◆ Task statement
Print, word for word, the opening line of the data below and every line after it through the line that contains "(0,0) rectangle (634,378);", but not the pictures.
-- Start Available data --
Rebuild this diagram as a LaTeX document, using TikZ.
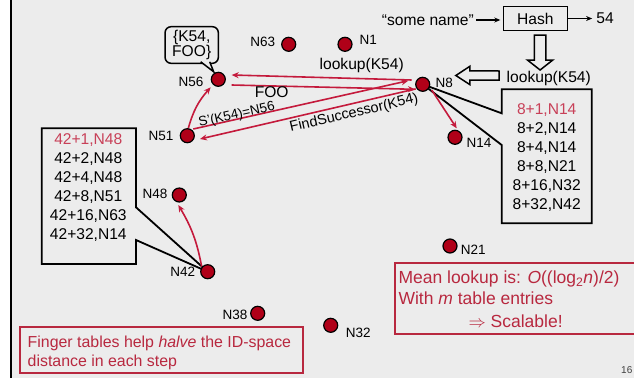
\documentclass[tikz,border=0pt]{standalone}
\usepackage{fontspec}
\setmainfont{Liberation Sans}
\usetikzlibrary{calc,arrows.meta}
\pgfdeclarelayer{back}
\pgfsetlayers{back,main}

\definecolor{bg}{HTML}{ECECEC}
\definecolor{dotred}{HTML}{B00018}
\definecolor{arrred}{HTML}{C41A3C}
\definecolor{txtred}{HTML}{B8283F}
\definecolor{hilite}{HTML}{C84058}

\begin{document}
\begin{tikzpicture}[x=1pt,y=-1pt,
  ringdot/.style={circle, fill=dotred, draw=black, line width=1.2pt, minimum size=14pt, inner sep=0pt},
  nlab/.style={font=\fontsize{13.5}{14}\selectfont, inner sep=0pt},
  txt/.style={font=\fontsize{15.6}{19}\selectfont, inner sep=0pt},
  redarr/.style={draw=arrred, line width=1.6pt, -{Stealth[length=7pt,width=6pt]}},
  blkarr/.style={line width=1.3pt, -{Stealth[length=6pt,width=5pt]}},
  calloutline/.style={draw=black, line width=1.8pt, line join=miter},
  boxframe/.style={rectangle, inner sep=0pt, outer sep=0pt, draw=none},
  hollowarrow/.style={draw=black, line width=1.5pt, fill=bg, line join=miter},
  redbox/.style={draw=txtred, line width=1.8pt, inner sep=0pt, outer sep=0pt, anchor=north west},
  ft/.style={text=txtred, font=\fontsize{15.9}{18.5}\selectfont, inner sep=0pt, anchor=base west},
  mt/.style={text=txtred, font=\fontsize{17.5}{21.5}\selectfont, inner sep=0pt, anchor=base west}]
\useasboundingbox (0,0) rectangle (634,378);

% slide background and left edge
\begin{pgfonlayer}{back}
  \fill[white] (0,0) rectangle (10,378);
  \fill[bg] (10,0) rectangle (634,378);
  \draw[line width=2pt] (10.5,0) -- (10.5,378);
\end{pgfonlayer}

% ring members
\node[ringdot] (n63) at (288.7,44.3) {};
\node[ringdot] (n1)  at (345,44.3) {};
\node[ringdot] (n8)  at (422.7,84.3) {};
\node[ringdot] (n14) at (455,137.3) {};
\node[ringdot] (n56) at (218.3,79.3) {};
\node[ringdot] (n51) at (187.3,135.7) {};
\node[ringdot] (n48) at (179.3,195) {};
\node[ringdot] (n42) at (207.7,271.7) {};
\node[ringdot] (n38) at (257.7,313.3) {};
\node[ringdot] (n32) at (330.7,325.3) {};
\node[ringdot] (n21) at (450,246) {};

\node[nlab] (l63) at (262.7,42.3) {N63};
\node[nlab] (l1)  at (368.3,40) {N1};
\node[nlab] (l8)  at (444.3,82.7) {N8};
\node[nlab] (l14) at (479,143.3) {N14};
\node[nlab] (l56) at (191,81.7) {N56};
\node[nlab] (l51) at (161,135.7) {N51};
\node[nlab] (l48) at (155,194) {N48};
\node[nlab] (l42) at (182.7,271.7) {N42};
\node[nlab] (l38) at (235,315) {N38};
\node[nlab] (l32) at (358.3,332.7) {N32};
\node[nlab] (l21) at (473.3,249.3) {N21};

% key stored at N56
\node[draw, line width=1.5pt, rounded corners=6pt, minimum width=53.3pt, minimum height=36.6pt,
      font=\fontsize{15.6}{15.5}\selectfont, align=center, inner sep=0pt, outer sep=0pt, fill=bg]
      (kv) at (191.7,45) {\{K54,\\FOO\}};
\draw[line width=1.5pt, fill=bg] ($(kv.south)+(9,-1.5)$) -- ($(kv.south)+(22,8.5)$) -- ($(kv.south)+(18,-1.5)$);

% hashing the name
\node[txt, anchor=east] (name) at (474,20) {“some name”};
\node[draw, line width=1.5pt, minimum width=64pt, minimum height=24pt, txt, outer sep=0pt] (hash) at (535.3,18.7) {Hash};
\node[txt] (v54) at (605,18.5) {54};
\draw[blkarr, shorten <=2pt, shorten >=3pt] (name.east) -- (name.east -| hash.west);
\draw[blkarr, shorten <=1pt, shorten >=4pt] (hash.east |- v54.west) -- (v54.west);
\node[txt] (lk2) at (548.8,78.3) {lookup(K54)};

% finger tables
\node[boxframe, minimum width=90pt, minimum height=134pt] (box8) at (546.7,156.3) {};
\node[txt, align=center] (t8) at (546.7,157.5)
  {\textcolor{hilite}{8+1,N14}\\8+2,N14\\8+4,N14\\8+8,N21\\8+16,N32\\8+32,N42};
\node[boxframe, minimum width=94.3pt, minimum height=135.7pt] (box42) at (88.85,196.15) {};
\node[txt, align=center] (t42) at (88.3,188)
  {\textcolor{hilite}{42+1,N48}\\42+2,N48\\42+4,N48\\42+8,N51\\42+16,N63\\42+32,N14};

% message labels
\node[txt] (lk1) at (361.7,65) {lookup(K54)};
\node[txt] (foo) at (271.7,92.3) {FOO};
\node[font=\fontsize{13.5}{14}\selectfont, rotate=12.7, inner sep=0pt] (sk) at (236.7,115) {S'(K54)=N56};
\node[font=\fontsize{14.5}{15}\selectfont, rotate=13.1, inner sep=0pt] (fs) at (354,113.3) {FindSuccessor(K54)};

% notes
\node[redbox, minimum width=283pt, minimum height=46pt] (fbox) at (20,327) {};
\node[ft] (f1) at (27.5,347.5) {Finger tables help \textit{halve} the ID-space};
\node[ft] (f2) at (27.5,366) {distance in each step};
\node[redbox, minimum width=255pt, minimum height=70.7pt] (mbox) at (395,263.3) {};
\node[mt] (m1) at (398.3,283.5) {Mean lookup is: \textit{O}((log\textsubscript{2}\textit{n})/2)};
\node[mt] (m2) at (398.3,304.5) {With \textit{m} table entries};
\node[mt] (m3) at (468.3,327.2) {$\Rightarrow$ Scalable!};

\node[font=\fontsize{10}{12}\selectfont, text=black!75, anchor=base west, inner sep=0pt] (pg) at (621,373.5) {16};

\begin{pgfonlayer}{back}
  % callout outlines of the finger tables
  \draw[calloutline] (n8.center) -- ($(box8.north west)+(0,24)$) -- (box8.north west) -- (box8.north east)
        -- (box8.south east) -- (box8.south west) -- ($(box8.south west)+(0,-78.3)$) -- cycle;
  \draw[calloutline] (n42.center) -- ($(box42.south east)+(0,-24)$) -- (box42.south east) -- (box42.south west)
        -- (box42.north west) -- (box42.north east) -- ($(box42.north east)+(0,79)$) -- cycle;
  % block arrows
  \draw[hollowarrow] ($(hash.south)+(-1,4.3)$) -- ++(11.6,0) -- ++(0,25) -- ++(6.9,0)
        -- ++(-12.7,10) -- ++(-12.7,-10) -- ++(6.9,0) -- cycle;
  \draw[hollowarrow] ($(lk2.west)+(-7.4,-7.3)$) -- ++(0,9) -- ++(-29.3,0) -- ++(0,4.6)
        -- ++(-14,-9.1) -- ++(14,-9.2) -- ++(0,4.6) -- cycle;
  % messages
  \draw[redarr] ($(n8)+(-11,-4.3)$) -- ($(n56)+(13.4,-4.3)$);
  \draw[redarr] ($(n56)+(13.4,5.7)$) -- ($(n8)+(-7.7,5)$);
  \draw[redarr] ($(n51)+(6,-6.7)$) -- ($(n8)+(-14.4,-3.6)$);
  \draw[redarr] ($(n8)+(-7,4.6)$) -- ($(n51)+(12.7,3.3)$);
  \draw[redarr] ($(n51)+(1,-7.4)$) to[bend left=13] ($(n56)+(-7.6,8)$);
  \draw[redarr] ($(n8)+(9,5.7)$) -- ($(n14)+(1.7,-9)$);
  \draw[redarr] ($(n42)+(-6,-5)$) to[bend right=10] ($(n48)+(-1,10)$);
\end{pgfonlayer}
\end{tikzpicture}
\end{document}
-- End Available data --
◆ Task response
Rebuild this diagram as a LaTeX document, using TikZ.
\documentclass[tikz,border=0pt]{standalone}
\usepackage{fontspec}
\setmainfont{Liberation Sans}
\usetikzlibrary{calc,arrows.meta}
\pgfdeclarelayer{back}
\pgfsetlayers{back,main}

\definecolor{bg}{HTML}{ECECEC}
\definecolor{dotred}{HTML}{B00018}
\definecolor{arrred}{HTML}{C41A3C}
\definecolor{txtred}{HTML}{B8283F}
\definecolor{hilite}{HTML}{C84058}

\begin{document}
\begin{tikzpicture}[x=1pt,y=-1pt,
  ringdot/.style={circle, fill=dotred, draw=black, line width=1.2pt, minimum size=14pt, inner sep=0pt},
  nlab/.style={font=\fontsize{13.5}{14}\selectfont, inner sep=0pt},
  txt/.style={font=\fontsize{15.6}{19}\selectfont, inner sep=0pt},
  redarr/.style={draw=arrred, line width=1.6pt, -{Stealth[length=7pt,width=6pt]}},
  blkarr/.style={line width=1.3pt, -{Stealth[length=6pt,width=5pt]}},
  calloutline/.style={draw=black, line width=1.8pt, line join=miter},
  boxframe/.style={rectangle, inner sep=0pt, outer sep=0pt, draw=none},
  hollowarrow/.style={draw=black, line width=1.5pt, fill=bg, line join=miter},
  redbox/.style={draw=txtred, line width=1.8pt, inner sep=0pt, outer sep=0pt, anchor=north west},
  ft/.style={text=txtred, font=\fontsize{15.9}{18.5}\selectfont, inner sep=0pt, anchor=base west},
  mt/.style={text=txtred, font=\fontsize{17.5}{21.5}\selectfont, inner sep=0pt, anchor=base west}]
\useasboundingbox (0,0) rectangle (634,378);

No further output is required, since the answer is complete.